Two simultaneous processes are altering biodiversity in the Earth’s ecosystems, i.e., species losses through extinction, and species gain though biological invasion and range expansion. Many studies have explored, through experiments in which species richness is varied by random draws of species from a species pool, how the resultant changes in biodiversity may impact on ecosystem functioning. However, species are neither equal in their ecosystem impacts nor gained and lost at random by the community. As such, those species that are gained or lost by the community could have very different effects on ecosystem functioning to those comprising the remainder of the community. I will address how biodiversity change in natural ecosystems, as explored through manipulative and natural ‘removal experiments’, may impact on ecosystem functioning, and in doing so will explore how biodiversity change may be affected by species that have disproportionate effects. This will be done by discussing two natural study systems, i.e., biological invasion of New Zealand forests, and species change on lake islands in northern Sweden.

Results/Conclusions

In the New Zealand system I show how invasions by individual species or species groups profoundly transform the ecosystem when compared to the resident species.
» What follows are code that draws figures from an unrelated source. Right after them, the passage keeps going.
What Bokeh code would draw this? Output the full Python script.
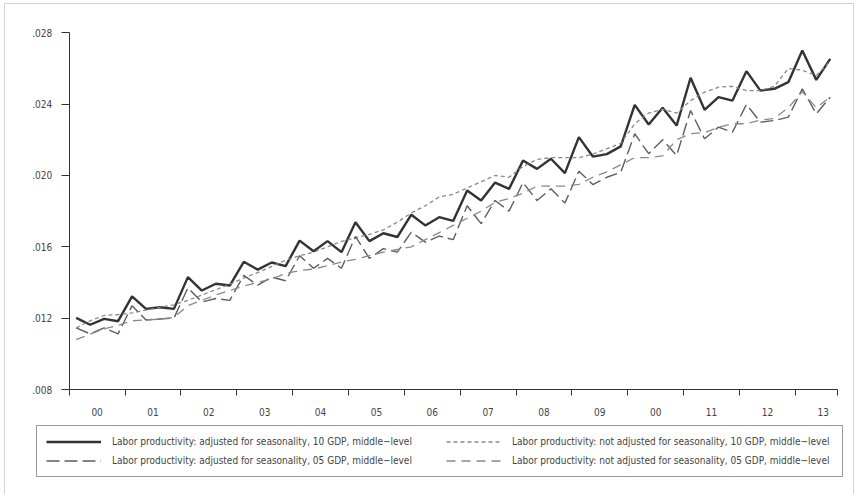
from bokeh.plotting import figure
from bokeh.models import FixedTicker, CustomJSTickFormatter, Legend, LegendItem
from bokeh.embed import file_html
from bokeh.resources import INLINE
import numpy as np

# Year labels along the quarterly axis (2000Q1 .. 2013Q3)
year_labels = ["00", "01", "02", "03", "04", "05", "06", "07", "08", "09",
               "00", "11", "12", "13"]

# Labor productivity, quarterly
adj_10 = [0.01202, 0.01163, 0.01196, 0.01183,
          0.01322, 0.01252, 0.01261, 0.01252,
          0.01430, 0.01355, 0.01393, 0.01383,
          0.01516, 0.01472, 0.01512, 0.01492,
          0.01635, 0.01575, 0.01632, 0.01570,
          0.01738, 0.01632, 0.01676, 0.01655,
          0.01780, 0.01720, 0.01766, 0.01745,
          0.01916, 0.01860, 0.01960, 0.01925,
          0.02084, 0.02037, 0.02094, 0.02013,
          0.02215, 0.02106, 0.02120, 0.02163,
          0.02396, 0.02286, 0.02380, 0.02280,
          0.02548, 0.02368, 0.02439, 0.02420,
          0.02585, 0.02476, 0.02486, 0.02523,
          0.02701, 0.02536, 0.02654]

nadj_10 = [0.01145, 0.01185, 0.01215, 0.01220,
           0.01230, 0.01245, 0.01260, 0.01275,
           0.01300, 0.01330, 0.01360, 0.01390,
           0.01425, 0.01455, 0.01490, 0.01525,
           0.01550, 0.01570, 0.01600, 0.01630,
           0.01650, 0.01670, 0.01695, 0.01738,
           0.01790, 0.01830, 0.01880, 0.01895,
           0.01930, 0.01965, 0.02000, 0.01990,
           0.02050, 0.02090, 0.02100, 0.02100,
           0.02100, 0.02120, 0.02150, 0.02180,
           0.02290, 0.02350, 0.02370, 0.02350,
           0.02420, 0.02467, 0.02495, 0.02500,
           0.02476, 0.02476, 0.02500, 0.02600,
           0.02590, 0.02560, 0.02640]

adj_05 = [0.01145, 0.01112, 0.01145, 0.01112,
          0.01270, 0.01190, 0.01195, 0.01200,
          0.01370, 0.01290, 0.01310, 0.01300,
          0.01440, 0.01385, 0.01430, 0.01410,
          0.01550, 0.01480, 0.01535, 0.01480,
          0.01658, 0.01535, 0.01590, 0.01570,
          0.01682, 0.01626, 0.01660, 0.01640,
          0.01830, 0.01730, 0.01860, 0.01800,
          0.01960, 0.01860, 0.01925, 0.01845,
          0.02024, 0.01949, 0.01990, 0.02018,
          0.02234, 0.02122, 0.02200, 0.02112,
          0.02364, 0.02206, 0.02271, 0.02243,
          0.02398, 0.02299, 0.02308, 0.02327,
          0.02486, 0.02346, 0.02439]

nadj_05 = [0.01080, 0.01110, 0.01140, 0.01160,
           0.01185, 0.01190, 0.01195, 0.01205,
           0.01270, 0.01300, 0.01330, 0.01355,
           0.01380, 0.01400, 0.01420, 0.01450,
           0.01467, 0.01475, 0.01495, 0.01515,
           0.01530, 0.01550, 0.01570, 0.01585,
           0.01600, 0.01640, 0.01680, 0.01720,
           0.01760, 0.01800, 0.01850, 0.01870,
           0.01900, 0.01940, 0.01940, 0.01940,
           0.01950, 0.01990, 0.02020, 0.02060,
           0.02100, 0.02100, 0.02110, 0.02200,
           0.02235, 0.02240, 0.02270, 0.02290,
           0.02290, 0.02310, 0.02320, 0.02380,
           0.02470, 0.02380, 0.02440]

labels = [
    "Labor productivity: adjusted for seasonality, 10 GDP, middle\u2212level",
    "Labor productivity: not adjusted for seasonality, 10 GDP, middle\u2212level",
    "Labor productivity: adjusted for seasonality, 05 GDP, middle\u2212level",
    "Labor productivity: not adjusted for seasonality, 05 GDP, middle\u2212level",
]

# line styles, in legend order
styles = [
    dict(line_color="#333333", line_width=2.4),
    dict(line_color="#8a8a8a", line_width=1.3, line_dash="4 3"),
    dict(line_color="#5e5e5e", line_width=1.4, line_dash="13 5"),
    dict(line_color="#8a8a8a", line_width=1.3, line_dash="9 6"),
]
series = [adj_10, nadj_10, adj_05, nadj_05]

n_q = len(adj_10)
xq = np.arange(n_q) + 0.5          # each quarter sits in the middle of its slot
y_lo, y_hi = 0.008, 0.028

FONT = "DejaVu Sans Condensed"

# The frame fills the whole canvas so the legend strip below the axes is not
# clipped; the axes are pinned at fixed data positions inside it.
W, H = 850, 491
left_px, right_px, top_px, bottom_px = 63.7, 831.7, 28.3, 385.0
sx = (right_px - left_px) / n_q
sy = (bottom_px - top_px) / (y_hi - y_lo)
x_range = (-left_px / sx, n_q + (W - right_px) / sx)
y_range = (y_lo - (H - bottom_px) / sy, y_hi + top_px / sy)

p = figure(width=W, height=H, x_range=x_range, y_range=y_range,
           output_backend="svg", toolbar_location=None, min_border=0,
           margin=(3, 0, 0, 4))
p.styles = {"border-top": "1px solid #d4d4d4", "border-left": "1px solid #d4d4d4",
            "border-right": "1px solid #d4d4d4"}
p.grid.visible = False
p.outline_line_color = None

renderers = [p.line(xq, vals, **st) for vals, st in zip(series, styles)]

# x axis: year boundaries as (minor) tick marks, year names centred in each year
bounds = list(range(0, n_q, 4)) + [n_q]
centres = [4 * k + 2 for k in range(len(year_labels))]
xa = p.xaxis[0]
xa.fixed_location = y_lo
xa.bounds = (0, n_q)
xa.ticker = FixedTicker(ticks=centres, minor_ticks=bounds)
xa.major_label_overrides = {c: lab for c, lab in zip(centres, year_labels)}
xa.major_tick_in = 0
xa.major_tick_out = 0
xa.minor_tick_in = 0
xa.minor_tick_out = 6
xa.major_label_standoff = 12

ya = p.yaxis[0]
ya.fixed_location = 0
ya.bounds = (y_lo, y_hi)
ya.ticker = FixedTicker(ticks=[0.008, 0.012, 0.016, 0.020, 0.024, 0.028])
ya.formatter = CustomJSTickFormatter(code="return tick.toFixed(3).replace(/^0/, '');")
ya.major_tick_in = 0
ya.major_tick_out = 8
ya.major_label_standoff = 9

for ax in (xa, ya):
    ax.axis_line_color = "#333333"
    ax.major_tick_line_color = "#333333"
    ax.major_label_text_font = FONT
    ax.major_label_text_font_size = "10px"
    ax.major_label_text_color = "#444444"
xa.minor_tick_line_color = "#333333"
ya.minor_tick_line_color = None

# Two-column legend: the left legend carries the frame around both columns,
# the right one sits inside it without a frame of its own.
legend_common = dict(
    orientation="vertical",
    label_text_font=FONT, label_text_font_size="10px", label_text_color="#444444",
    glyph_width=55, glyph_height=13, label_height=13,
    label_standoff=11, spacing=6, padding=9, margin=0,
)
legend_left = Legend(
    items=[LegendItem(label=labels[0], renderers=[renderers[0]]),
           LegendItem(label=labels[2], renderers=[renderers[2]])],
    location=(31, 18), label_width=721,
    border_line_color="#333333", border_line_width=1,
    background_fill_color="white", background_fill_alpha=1.0,
    **legend_common,
)
legend_right = Legend(
    items=[LegendItem(label=labels[1], renderers=[renderers[1]]),
           LegendItem(label=labels[3], renderers=[renderers[3]])],
    location=(441, 28),
    border_line_color=None, background_fill_alpha=0.0,
    **legend_common,
)
p.add_layout(legend_left, "center")
p.add_layout(legend_right, "center")

open("out.html", "w").write(file_html(p, INLINE))
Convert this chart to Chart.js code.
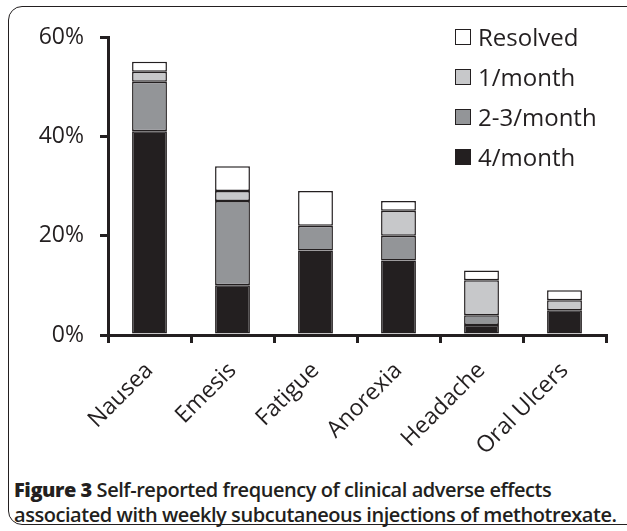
<!DOCTYPE html>
<html><head><meta charset="utf-8">
<script src="https://cdn.jsdelivr.net/npm/chart.js@4"></script>
<style>
html,body{margin:0;padding:0;background:#fff;width:627px;height:531px;overflow:hidden;}
#frame{position:absolute;left:8px;top:6px;width:640px;height:519px;border:1.5px solid #231f20;border-radius:14px;box-sizing:border-box;}
#wrap{position:absolute;left:0;top:0;width:627px;height:470px;}
#legend{position:absolute;left:455px;top:17px;font-family:"Open Sans",sans-serif;font-size:24px;color:#231f20;}
#legend div{height:40px;line-height:30px;display:flex;align-items:center;}
#legend span.box{display:inline-block;width:16px;height:16px;border:1.5px solid #231f20;box-sizing:border-box;margin-right:7px;}
#caption{position:absolute;left:14px;top:477px;font-family:"Open Sans",sans-serif;font-size:20px;font-weight:600;line-height:25px;color:#231f20;letter-spacing:-0.45px;}
#caption b{font-weight:800;}
</style></head><body>
<div id="frame"></div>
<div id="wrap"><canvas id="c" width="627" height="470"></canvas></div>
<div id="legend"></div>
<div id="caption"><b>Figure 3</b> Self-reported frequency of clinical adverse effects<br>associated with weekly subcutaneous injections of methotrexate.</div>
<script>
const categories = ["Nausea","Emesis","Fatigue","Anorexia","Headache","Oral Ulcers"];
const fourPerMonth = [41,10,17,15,2,5];
const twoThreePerMonth = [10,17,5,5,2,0];
const onePerMonth = [2,2,0,5,7,2];
const resolved = [2,5,7,2,2,2];
const yTicks = [0,20,40,60];
const seriesNames = ["4/month","2-3/month","1/month","Resolved"];
const seriesColors = ["#231f20","#939598","#c7c8ca","#ffffff"];
const seriesData = [fourPerMonth,twoThreePerMonth,onePerMonth,resolved];

const ink = "#231f20";
const datasets = seriesData.map((d,i)=>({
  label: seriesNames[i], data: d, backgroundColor: seriesColors[i],
  borderColor: ink, borderWidth: 1.5, borderSkipped: false,
  categoryPercentage: 1.0, barPercentage: 0.42
}));

// legend (reverse order as in the reference)
const leg = document.getElementById('legend');
for (let i = seriesNames.length-1; i >= 0; i--) {
  const row = document.createElement('div');
  row.innerHTML = '<span class="box" style="background:'+seriesColors[i]+'"></span>'+seriesNames[i];
  leg.appendChild(row);
}

new Chart(document.getElementById('c'), {
  type: 'bar',
  data: { labels: categories, datasets: datasets },
  options: {
    responsive: false, animation: false,
    layout: { padding: { top: 37, right: 21, left: 0, bottom: 0 } },
    plugins: { legend: { display: false }, tooltip: { enabled: false } },
    scales: {
      x: {
        stacked: true,
        grid: { display: true, drawOnChartArea: false, offset: true, tickLength: 8, color: ink, lineWidth: 3 },
        border: { display: true, color: ink, width: 3 },
        ticks: { color: ink, font: { family: "Open Sans", size: 23 }, minRotation: 45, maxRotation: 45, padding: 14 },
        afterFit: s => { s.height = 135; }
      },
      y: {
        stacked: true, min: 0, max: 60,
        afterBuildTicks: s => { s.ticks = yTicks.map(v=>({value:v})); },
        grid: { display: true, drawOnChartArea: false, tickLength: 8, color: ink, lineWidth: 3 },
        border: { display: true, color: ink, width: 3 },
        ticks: { color: ink, font: { family: "Open Sans", size: 23 }, padding: 16, callback: v => v + "%" },
        afterFit: s => { s.width = 108; }
      }
    }
  }
});
</script>
</body></html>
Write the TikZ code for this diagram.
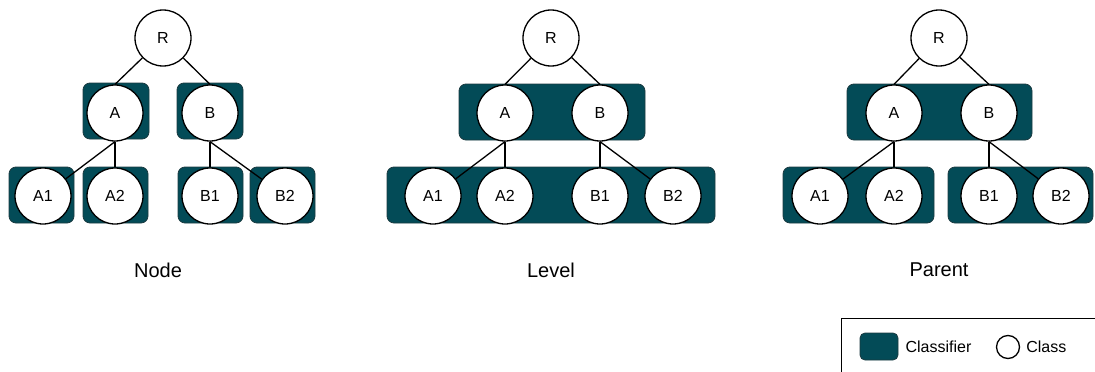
\documentclass[tikz,border=0pt]{standalone}
\usepackage{fontspec}
\setmainfont{Liberation Sans}
\usepackage{xcolor}
\usepackage{tikz}
\usetikzlibrary{positioning}

\definecolor{clfteal}{HTML}{034B57}
\definecolor{clfedge}{HTML}{1B3A40}

\begin{document}
\begin{tikzpicture}[
    x=1pt, y=-1pt,
    cls/.style={circle, draw, line width=1.3pt, fill=white, minimum size=56pt,
      inner sep=0pt, font=\fontsize{16}{19}\selectfont},
    clf/.style={draw=clfedge, fill=clfteal, rounded corners=7pt, line width=0.8pt,
      minimum height=56pt, inner sep=0pt},
    link/.style={line width=1.3pt},
    caption/.style={font=\fontsize{20}{24}\selectfont},
    legendtext/.style={font=\fontsize{16}{19}\selectfont, anchor=west, inner sep=0pt}
  ]
  \useasboundingbox (0,0) rectangle (1095,372);

  % classifiers: one per node
  \node[clf, minimum width=66pt] (nAbox)  at (116,111)   {};
  \node[clf, minimum width=66pt] (nBbox)  at (210,111)   {};
  \node[clf, minimum width=65pt] (nA1box) at (41.5,195)  {};
  \node[clf, minimum width=65pt] (nA2box) at (115.5,195) {};
  \node[clf, minimum width=65pt] (nB1box) at (210.5,195) {};
  \node[clf, minimum width=65pt] (nB2box) at (282.5,195) {};

  % classifiers: one per level
  \node[clf, minimum width=186pt] (lTopbox) at (552,112) {};
  \node[clf, minimum width=328pt] (lBotbox) at (551,195) {};

  % classifiers: one per parent
  \node[clf, minimum width=185pt] (pRbox) at (939.5,112)  {};
  \node[clf, minimum width=151pt] (pAbox) at (858.5,195)  {};
  \node[clf, minimum width=145pt] (pBbox) at (1020.5,195) {};

  % the same class tree three times
  \foreach \p/\r/\a/\b/\aa/\bb in {
      n/163/115/210/43/285,
      l/551/505/600/433/673,
      p/939/894/989/820/1061}{
    \node[cls] (\p R)  at (\r,38)  {R};
    \node[cls] (\p A)  at (\a,113) {A};
    \node[cls] (\p B)  at (\b,113) {B};
    \node[cls] (\p A1) at (\aa,196) {A1};
    \node[cls] (\p A2) at (\a,196) {A2};
    \node[cls] (\p B1) at (\b,196) {B1};
    \node[cls] (\p B2) at (\bb,196) {B2};
    \draw[link] (\p R) -- (\p A.north);
    \draw[link] (\p R) -- (\p B.north);
    \draw[link] (\p A.south) -- (\p A1);
    \draw[link] (\p A.south) -- (\p A2.north);
    \draw[link] (\p B.south) -- (\p B1.north);
    \draw[link] (\p B.south) -- (\p B2);
  }

  \node[caption] (capNode)   at (158,270) {Node};
  \node[caption] (capLevel)  at (551,270) {Level};
  \node[caption] (capParent) at (939,270) {Parent};

  % legend
  \node[draw, line width=0.9pt, minimum width=262pt, minimum height=62pt,
    anchor=north west, inner sep=0pt] (legend) at (841,318) {};
  \node[clf, minimum width=38pt, minimum height=27pt, rounded corners=5pt]
    (keyclf) at (879,346.5) {};
  \node[legendtext, right=7pt of keyclf] (keyclftext) {Classifier};
  \node[circle, draw, line width=1.3pt, minimum size=23pt, inner sep=0pt]
    (keycls) at (1008,347) {};
  \node[legendtext, right=6pt of keycls] (keyclstext) {Class};
\end{tikzpicture}
\end{document}
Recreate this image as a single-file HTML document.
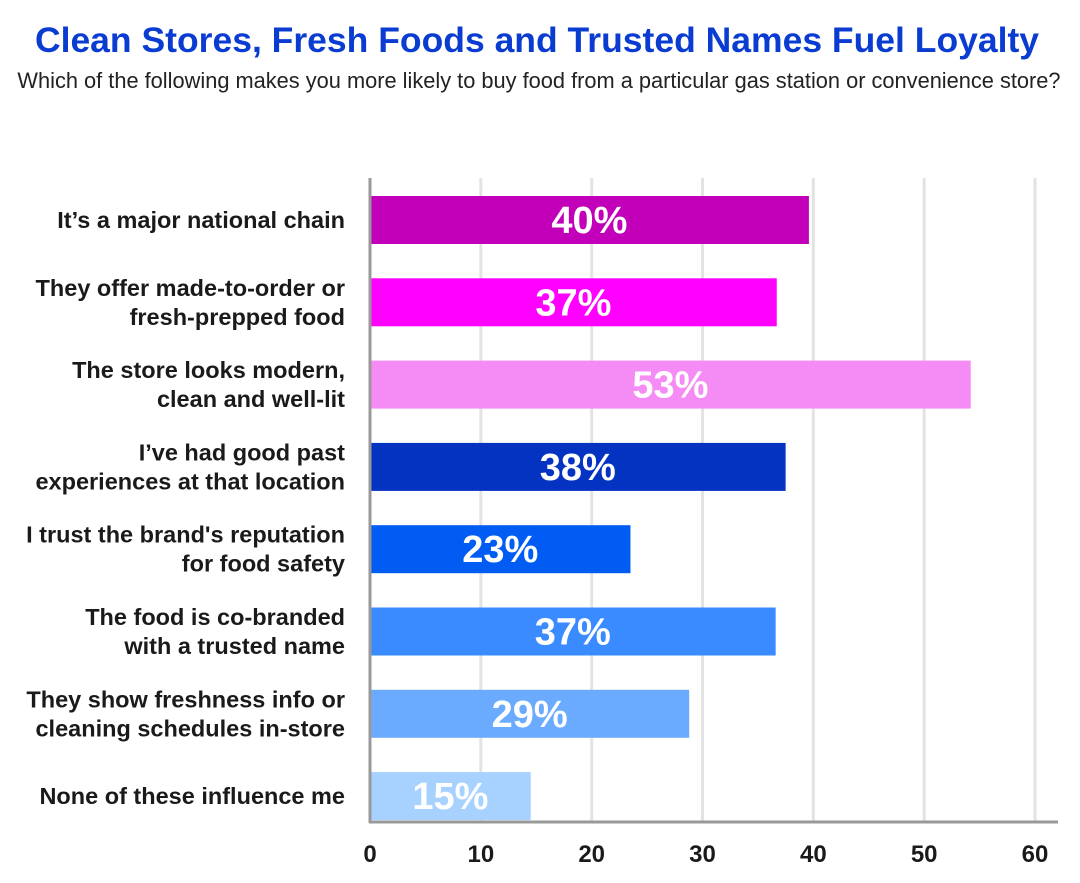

This includes invasive deer that remove high quality plant species from forest understories, invasive possums that remove native nitrogen-fixing shrubs and redirect succession, invasive rats that thwart nutrient inputs by native burrowing seabirds, and non-native riverbed plants that modify ecosystem processes excess of what is expected from their relative biomass contribution. In the Swedish system I show how the biomass-dominant plant group (trees) and two other plant groups that comprise a small fraction of the resident biomass (dwarf shrubs and feather mosses) each contribute in disproportionate ways to different ecological processes. I then describe the results of long term removal experiments which show that the relative importance of these groups (and of species within these groups) to ecosystem functioning is determined by ecological context. From these examples I make the case that species that are gained or lost frequently have transformative effects on natural ecosystems that greatly exceed their contribution to species richness, and that are therefore greater than predicted by experiments in which diversity is varied through random draws of species.